>> Start MATERIALS PROVIDED
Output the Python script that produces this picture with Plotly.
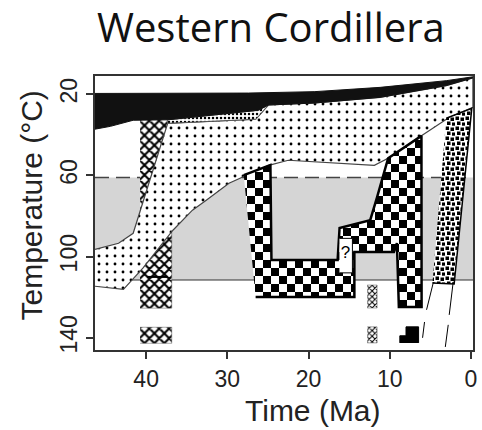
>> End MATERIALS PROVIDED
>> Start MATERIALS PROVIDED
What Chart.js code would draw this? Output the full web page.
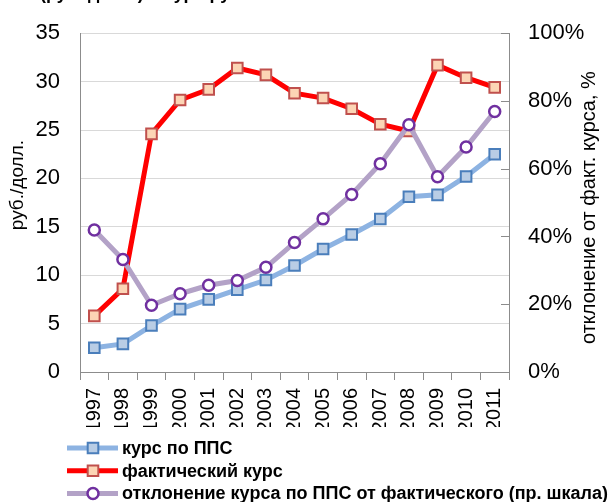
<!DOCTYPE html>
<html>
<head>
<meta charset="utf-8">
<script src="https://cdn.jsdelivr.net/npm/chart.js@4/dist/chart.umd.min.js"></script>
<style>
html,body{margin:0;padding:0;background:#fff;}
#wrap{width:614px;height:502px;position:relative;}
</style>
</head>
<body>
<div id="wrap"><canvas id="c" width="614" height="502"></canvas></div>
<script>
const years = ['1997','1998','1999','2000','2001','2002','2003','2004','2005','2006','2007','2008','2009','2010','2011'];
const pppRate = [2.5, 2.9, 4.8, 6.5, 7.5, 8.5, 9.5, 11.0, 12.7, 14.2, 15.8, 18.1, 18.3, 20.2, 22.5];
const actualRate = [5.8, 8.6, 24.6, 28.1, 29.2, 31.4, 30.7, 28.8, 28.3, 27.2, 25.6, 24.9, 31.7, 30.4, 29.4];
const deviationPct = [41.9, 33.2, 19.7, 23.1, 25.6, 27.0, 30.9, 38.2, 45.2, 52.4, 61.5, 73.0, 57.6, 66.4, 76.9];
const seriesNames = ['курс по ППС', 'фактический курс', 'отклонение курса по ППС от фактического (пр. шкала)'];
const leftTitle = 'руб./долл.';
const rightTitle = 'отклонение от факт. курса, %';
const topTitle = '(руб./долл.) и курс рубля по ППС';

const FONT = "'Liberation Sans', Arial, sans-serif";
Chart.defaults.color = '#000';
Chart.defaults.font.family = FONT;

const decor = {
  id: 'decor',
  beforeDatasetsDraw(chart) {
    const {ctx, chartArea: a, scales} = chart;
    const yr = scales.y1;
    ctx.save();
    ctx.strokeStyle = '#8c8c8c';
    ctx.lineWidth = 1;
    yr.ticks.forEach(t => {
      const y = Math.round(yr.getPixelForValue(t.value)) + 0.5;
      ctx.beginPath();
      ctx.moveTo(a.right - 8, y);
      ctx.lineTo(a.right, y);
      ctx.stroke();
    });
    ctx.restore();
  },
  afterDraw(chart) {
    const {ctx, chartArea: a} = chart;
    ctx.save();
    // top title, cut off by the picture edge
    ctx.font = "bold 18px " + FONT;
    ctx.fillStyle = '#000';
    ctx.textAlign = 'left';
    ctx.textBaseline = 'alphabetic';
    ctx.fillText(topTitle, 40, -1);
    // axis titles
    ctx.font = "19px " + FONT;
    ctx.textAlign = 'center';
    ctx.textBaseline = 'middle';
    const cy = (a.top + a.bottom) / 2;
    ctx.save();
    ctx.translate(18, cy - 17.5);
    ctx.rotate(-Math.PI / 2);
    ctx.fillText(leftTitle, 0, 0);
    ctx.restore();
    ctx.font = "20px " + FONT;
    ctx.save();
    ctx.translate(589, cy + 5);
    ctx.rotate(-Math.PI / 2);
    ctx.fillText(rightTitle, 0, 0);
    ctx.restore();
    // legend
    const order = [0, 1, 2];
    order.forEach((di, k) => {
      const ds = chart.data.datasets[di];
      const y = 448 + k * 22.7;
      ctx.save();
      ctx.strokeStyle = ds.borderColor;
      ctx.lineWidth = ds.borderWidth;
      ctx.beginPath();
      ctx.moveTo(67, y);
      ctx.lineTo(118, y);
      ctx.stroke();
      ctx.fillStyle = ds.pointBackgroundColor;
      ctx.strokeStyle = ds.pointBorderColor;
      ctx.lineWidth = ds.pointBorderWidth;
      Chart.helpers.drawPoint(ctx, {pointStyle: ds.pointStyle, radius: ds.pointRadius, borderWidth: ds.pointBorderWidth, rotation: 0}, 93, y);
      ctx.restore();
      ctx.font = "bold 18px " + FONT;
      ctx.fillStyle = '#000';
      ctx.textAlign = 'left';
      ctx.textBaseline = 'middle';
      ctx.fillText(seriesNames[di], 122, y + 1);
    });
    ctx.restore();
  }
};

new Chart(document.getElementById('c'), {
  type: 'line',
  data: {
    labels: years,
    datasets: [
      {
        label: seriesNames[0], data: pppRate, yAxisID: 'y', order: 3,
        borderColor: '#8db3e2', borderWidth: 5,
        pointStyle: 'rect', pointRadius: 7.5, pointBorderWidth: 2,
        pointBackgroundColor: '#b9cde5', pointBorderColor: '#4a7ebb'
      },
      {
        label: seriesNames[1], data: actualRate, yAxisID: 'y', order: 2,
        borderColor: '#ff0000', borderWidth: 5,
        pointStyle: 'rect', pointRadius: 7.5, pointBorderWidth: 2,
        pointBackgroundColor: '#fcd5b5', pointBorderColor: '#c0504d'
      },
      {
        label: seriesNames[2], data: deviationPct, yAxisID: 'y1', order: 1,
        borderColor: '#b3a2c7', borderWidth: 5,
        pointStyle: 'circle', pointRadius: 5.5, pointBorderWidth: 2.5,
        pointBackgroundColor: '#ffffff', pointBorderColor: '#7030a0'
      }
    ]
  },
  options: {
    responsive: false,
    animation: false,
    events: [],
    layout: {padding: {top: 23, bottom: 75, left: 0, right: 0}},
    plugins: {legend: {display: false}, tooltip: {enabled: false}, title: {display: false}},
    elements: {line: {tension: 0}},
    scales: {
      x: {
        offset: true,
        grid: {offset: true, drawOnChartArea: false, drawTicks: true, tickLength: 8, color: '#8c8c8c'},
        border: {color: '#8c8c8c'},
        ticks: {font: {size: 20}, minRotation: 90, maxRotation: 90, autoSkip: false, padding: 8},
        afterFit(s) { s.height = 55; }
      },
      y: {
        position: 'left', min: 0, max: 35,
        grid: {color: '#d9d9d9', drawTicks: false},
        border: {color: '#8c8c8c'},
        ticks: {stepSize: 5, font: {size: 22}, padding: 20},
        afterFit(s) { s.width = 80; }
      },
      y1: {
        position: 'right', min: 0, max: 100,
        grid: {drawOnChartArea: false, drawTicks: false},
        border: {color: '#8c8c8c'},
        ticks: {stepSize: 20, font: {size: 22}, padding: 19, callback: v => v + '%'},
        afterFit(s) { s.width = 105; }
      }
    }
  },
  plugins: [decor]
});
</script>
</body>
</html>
>> End MATERIALS PROVIDED
>> Start MATERIALS PROVIDED
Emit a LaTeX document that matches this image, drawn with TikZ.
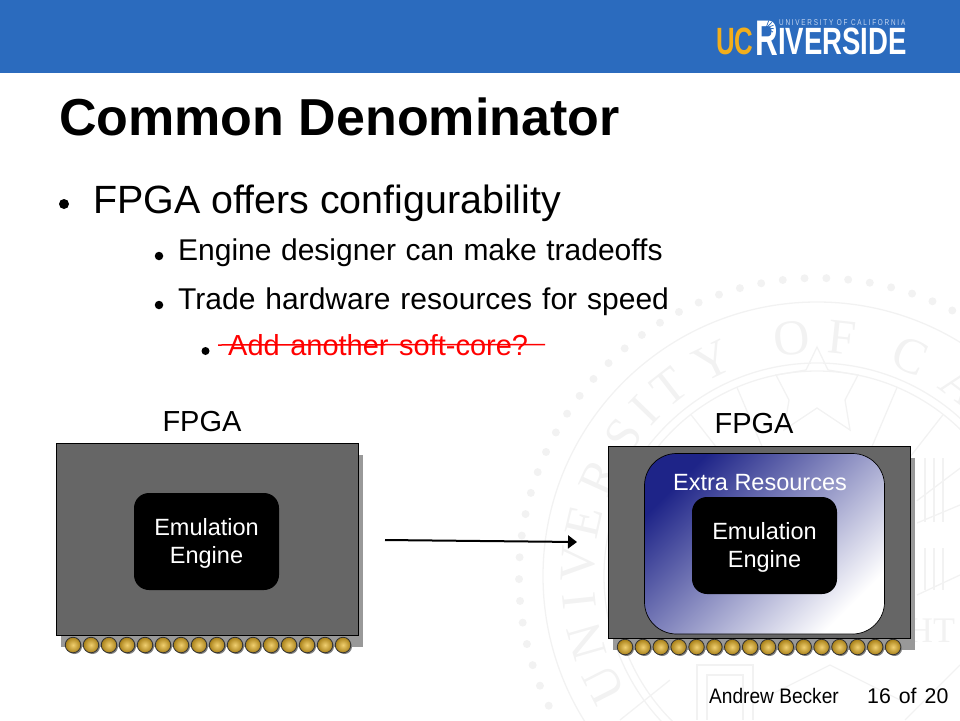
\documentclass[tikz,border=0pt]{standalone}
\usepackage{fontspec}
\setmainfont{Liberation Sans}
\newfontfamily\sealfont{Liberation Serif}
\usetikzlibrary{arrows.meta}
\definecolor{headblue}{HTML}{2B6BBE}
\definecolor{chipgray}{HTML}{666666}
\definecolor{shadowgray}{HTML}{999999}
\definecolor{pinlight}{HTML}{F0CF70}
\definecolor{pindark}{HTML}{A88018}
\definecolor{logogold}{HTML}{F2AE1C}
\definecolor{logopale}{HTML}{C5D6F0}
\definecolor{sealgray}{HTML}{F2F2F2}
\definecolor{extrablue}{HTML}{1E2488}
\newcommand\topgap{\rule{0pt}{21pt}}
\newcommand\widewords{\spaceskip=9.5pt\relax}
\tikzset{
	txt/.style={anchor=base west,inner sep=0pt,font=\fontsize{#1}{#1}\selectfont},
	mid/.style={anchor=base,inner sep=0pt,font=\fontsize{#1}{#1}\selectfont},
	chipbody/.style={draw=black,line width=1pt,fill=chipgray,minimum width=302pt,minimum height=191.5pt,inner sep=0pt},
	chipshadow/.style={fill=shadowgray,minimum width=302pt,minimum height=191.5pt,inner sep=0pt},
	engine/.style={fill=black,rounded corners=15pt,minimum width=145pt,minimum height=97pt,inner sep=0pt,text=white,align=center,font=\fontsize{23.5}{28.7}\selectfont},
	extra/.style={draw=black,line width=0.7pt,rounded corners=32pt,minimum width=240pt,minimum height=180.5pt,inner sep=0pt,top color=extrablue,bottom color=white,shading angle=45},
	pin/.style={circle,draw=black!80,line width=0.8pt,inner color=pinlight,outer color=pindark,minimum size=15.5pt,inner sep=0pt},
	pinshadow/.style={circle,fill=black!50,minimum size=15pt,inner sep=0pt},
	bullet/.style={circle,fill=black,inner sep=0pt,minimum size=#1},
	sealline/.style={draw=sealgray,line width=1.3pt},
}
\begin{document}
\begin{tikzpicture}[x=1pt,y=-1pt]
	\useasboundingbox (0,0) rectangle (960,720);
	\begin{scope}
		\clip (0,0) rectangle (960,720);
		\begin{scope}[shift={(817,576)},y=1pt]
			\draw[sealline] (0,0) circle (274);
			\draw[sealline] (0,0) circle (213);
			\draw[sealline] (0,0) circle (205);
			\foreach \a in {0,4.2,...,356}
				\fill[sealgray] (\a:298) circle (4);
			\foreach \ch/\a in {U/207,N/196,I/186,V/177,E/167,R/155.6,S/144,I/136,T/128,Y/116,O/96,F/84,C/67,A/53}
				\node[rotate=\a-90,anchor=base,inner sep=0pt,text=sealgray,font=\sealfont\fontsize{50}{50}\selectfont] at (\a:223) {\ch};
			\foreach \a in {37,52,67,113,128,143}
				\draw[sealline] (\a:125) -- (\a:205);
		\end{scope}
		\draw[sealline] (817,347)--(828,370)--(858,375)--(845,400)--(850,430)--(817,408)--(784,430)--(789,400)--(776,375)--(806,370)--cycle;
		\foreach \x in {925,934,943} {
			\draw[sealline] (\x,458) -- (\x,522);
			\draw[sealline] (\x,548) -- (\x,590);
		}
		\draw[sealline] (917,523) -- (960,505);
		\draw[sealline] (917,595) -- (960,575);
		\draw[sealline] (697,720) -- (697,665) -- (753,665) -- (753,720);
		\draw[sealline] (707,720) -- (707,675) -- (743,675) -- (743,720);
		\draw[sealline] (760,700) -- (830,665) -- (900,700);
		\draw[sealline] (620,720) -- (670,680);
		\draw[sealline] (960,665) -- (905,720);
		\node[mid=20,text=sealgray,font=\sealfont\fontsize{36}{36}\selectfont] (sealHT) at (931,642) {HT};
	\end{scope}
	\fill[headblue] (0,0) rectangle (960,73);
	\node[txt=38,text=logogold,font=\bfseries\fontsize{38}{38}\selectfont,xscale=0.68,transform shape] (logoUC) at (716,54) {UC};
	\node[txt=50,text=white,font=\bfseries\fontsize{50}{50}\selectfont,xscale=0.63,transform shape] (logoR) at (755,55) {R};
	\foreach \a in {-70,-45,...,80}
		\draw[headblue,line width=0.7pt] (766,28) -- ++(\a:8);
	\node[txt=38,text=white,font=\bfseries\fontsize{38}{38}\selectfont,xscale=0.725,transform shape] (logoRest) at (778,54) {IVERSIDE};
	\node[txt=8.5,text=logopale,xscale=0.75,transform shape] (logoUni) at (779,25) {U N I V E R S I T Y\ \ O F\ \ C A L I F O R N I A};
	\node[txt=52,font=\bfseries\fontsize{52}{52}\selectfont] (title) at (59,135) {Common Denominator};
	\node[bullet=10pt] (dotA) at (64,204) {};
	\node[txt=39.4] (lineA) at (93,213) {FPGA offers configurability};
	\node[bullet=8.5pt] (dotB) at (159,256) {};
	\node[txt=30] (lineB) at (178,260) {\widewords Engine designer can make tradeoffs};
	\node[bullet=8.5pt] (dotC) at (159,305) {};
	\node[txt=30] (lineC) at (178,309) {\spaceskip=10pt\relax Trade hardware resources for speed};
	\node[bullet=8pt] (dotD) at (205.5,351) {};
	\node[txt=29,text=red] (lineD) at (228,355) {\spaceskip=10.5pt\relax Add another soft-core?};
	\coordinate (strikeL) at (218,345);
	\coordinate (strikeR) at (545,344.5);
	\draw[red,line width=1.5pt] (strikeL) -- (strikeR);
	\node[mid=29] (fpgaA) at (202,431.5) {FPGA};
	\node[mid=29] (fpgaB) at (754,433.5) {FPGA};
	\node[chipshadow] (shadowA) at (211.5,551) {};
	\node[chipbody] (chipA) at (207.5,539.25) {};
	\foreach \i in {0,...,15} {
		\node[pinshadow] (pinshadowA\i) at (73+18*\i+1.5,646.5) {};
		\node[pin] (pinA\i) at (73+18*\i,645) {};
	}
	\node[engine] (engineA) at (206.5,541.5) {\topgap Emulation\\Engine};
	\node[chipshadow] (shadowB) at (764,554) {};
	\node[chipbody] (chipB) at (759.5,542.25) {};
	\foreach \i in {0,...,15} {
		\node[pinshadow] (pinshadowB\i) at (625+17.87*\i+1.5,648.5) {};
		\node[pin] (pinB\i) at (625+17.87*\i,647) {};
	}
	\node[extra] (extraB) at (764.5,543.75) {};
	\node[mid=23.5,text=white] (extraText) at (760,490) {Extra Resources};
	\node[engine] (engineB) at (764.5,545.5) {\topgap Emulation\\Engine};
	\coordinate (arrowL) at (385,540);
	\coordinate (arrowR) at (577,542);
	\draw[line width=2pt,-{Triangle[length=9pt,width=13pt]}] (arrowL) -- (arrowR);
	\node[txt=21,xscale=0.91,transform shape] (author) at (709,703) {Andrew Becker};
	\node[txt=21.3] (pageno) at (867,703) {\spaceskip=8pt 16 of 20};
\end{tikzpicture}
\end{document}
>> End MATERIALS PROVIDED
▶ [STATED TASK]: Beginning with the line above that contains "What Chart.js code" and ending with the line that contains "const topTitle = '(руб./долл.)", quote each line exactly, keeping out the pictures.

▶ [ANSWER TO THIS TASK]:
What Chart.js code would draw this? Output the full web page.
<!DOCTYPE html>
<html>
<head>
<meta charset="utf-8">
<script src="https://cdn.jsdelivr.net/npm/chart.js@4/dist/chart.umd.min.js"></script>
<style>
html,body{margin:0;padding:0;background:#fff;}
#wrap{width:614px;height:502px;position:relative;}
</style>
</head>
<body>
<div id="wrap"><canvas id="c" width="614" height="502"></canvas></div>
<script>
const years = ['1997','1998','1999','2000','2001','2002','2003','2004','2005','2006','2007','2008','2009','2010','2011'];
const pppRate = [2.5, 2.9, 4.8, 6.5, 7.5, 8.5, 9.5, 11.0, 12.7, 14.2, 15.8, 18.1, 18.3, 20.2, 22.5];
const actualRate = [5.8, 8.6, 24.6, 28.1, 29.2, 31.4, 30.7, 28.8, 28.3, 27.2, 25.6, 24.9, 31.7, 30.4, 29.4];
const deviationPct = [41.9, 33.2, 19.7, 23.1, 25.6, 27.0, 30.9, 38.2, 45.2, 52.4, 61.5, 73.0, 57.6, 66.4, 76.9];
const seriesNames = ['курс по ППС', 'фактический курс', 'отклонение курса по ППС от фактического (пр. шкала)'];
const leftTitle = 'руб./долл.';
const rightTitle = 'отклонение от факт. курса, %';
const topTitle = '(руб./долл.) и курс рубля по ППС';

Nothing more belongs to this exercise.